Because to make it happen you need to think. Really think. Go past what you know. Go past what works. Find solutions where then are none.
Last month, a six-year-old boy in Delaware was first suspended from school, then sent to reform school for forty-five days. His offense? Bringing a pocket knife—replete with eating utensils— in to use at lunch.
The issue was his school district’s policy on barred items, and the fact that it was a zero-tolerance policy. No second chances, no tribunals to decide consequences. Just a book with prescribed actions. Done.
I’m not going to spin opinion of what happened to the little boy either way. His story was that he was a new Cub Scout, excited about his new tool, and just acting like a kid in that position would be expected to act. The school’s position was that a zero-tolerance means zero-tolerance, and that their hands were tied. What if, for example, the boy had lost his tool to an older child with less honorable intentions than his?
The problem as it confronts business change is to avoid setting yourself up this way.
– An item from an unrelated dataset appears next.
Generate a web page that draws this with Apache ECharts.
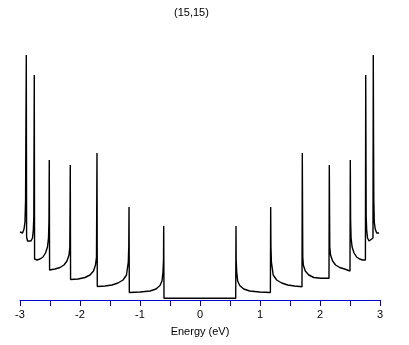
<!DOCTYPE html>
<html>
<head>
<meta charset="utf-8">
<script src="https://cdn.jsdelivr.net/npm/echarts@6/dist/echarts.min.js"></script>
<style>html,body{margin:0;padding:0;background:#fff;}#c{width:409px;height:345px;}</style>
</head>
<body>
<div id="c"></div>
<script>
// Density of states of the (15,15) nanotube
var titleText = "(15,15)";
var xName = "Energy (eV)";
var xTicks = [-3, -2, -1, 0, 1, 2, 3];

var energyLeft = [-3.000,-2.983,-2.958,-2.933,-2.917,-2.907,-2.903,-2.895,-2.890,-2.875,-2.850,-2.817,-2.792,-2.778,-2.770,-2.762,
  -2.757,-2.717,-2.667,-2.617,-2.575,-2.542,-2.525,-2.517,-2.512,
  -2.507,-2.417,-2.333,-2.267,-2.217,-2.183,-2.170,-2.162,
  -2.157,-2.033,-1.917,-1.833,-1.775,-1.742,-1.725,-1.717,
  -1.712,-1.583,-1.467,-1.367,-1.283,-1.225,-1.195,-1.187,-1.183,
  -1.178,-1.000,-0.833,-0.733,-0.667,-0.633,-0.617,-0.608,-0.605,-0.600];
var dosLeft = [6.8,6.65,6.7,7.1,7.8,10.0,15.3,24.5,6.3,5.9,5.8,5.9,6.2,7.0,8.3,22.5,
  4.1,4.0,4.1,4.3,4.7,5.3,6.2,8.0,14.0,
  3.0,3.1,3.25,3.5,3.9,4.5,5.3,13.5,
  2.05,2.1,2.25,2.5,2.9,3.5,4.3,14.7,
  1.35,1.4,1.5,1.7,2.0,2.5,3.8,5.4,9.3,
  0.75,0.8,0.9,1.1,1.45,1.9,2.8,4.0,7.4,0.17];

var energyGap = [0.0];
var dosGap = [0.17];

var energyRight = [0.595,0.600,0.603,0.612,0.628,0.662,0.728,0.828,0.995,
  1.173,1.178,1.182,1.190,1.220,1.278,1.362,1.462,1.578,
  1.700,1.705,1.713,1.722,1.755,1.813,1.897,2.013,
  2.150,2.155,2.163,2.176,2.210,2.260,2.327,2.410,
  2.500,2.505,2.510,2.518,2.535,2.568,2.610,2.660,2.710,
  2.757,2.762,2.770,2.778,2.792,2.817,2.850,
  2.883,2.888,2.893,2.897,2.905,2.920,2.945,2.970,2.985];
var dosRight = [0.17,7.4,4.0,2.8,1.9,1.45,1.1,0.9,0.8,
  0.75,9.3,5.4,3.8,2.5,2.0,1.7,1.5,1.4,
  1.33,14.7,4.3,3.5,2.9,2.5,2.25,2.17,
  2.17,13.5,5.3,4.5,3.9,3.5,3.25,3.1,
  2.9,14.0,8.0,6.2,5.3,4.7,4.3,4.1,4.0,
  4.0,22.5,8.3,7.0,6.2,5.9,5.8,
  6.2,24.5,15.3,10.0,7.8,7.1,6.7,6.65,6.7];

var energy = energyLeft.concat(energyGap, energyRight);
var dos = dosLeft.concat(dosGap, dosRight);
var seriesData = energy.map(function (e, i) { return [e, dos[i]]; });

var chart = echarts.init(document.getElementById('c'), null, {renderer: 'canvas'});
var font = '"Liberation Sans", Arial, sans-serif';
chart.setOption({
  animation: false,
  backgroundColor: '#ffffff',
  title: {
    text: titleText,
    left: 169, top: 2,
    textStyle: {fontSize: 11, fontWeight: 'normal', color: '#000', fontFamily: font}
  },
  grid: {left: 20, right: 29, top: 50, bottom: 45},
  xAxis: {
    type: 'value', min: -3, max: 3, interval: 0.5,
    name: xName, nameLocation: 'middle', nameGap: 26,
    nameTextStyle: {fontSize: 11, color: '#000', fontFamily: font},
    axisLine: {show: true, lineStyle: {color: '#0000cc', width: 1}},
    axisTick: {show: true, inside: false, length: 6, lineStyle: {color: '#0000cc', width: 1}},
    axisLabel: {
      margin: 9, fontSize: 11, color: '#000', fontFamily: font,
      formatter: function (v) { return xTicks.indexOf(v) >= 0 ? String(v) : ''; }
    },
    splitLine: {show: false}
  },
  yAxis: {
    type: 'value', min: 0, max: 25,
    show: false, splitLine: {show: false}
  },
  series: [{
    type: 'line',
    data: seriesData,
    showSymbol: false,
    symbol: 'none',
    lineStyle: {color: '#000', width: 1.4},
    silent: true
  }]
});
</script>
</body>
</html>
At small businesses it isn’t that much of a problem. Management makes decisions as they go. Documents get written, “policies” get initiated, and the culture changes over time, but up until that moment when things get set in stone there’s flexibility to change.
Larger businesses, weighed down by their sheer mass, tend to have rules for everything. And they’re designed to create as few mistakes as possible.
Whichever side of the decision-making-critical-mass line your business sits on, business change can only happen when you recognize that position and make your decisions accordingly. Avoid creating “no choice” situations.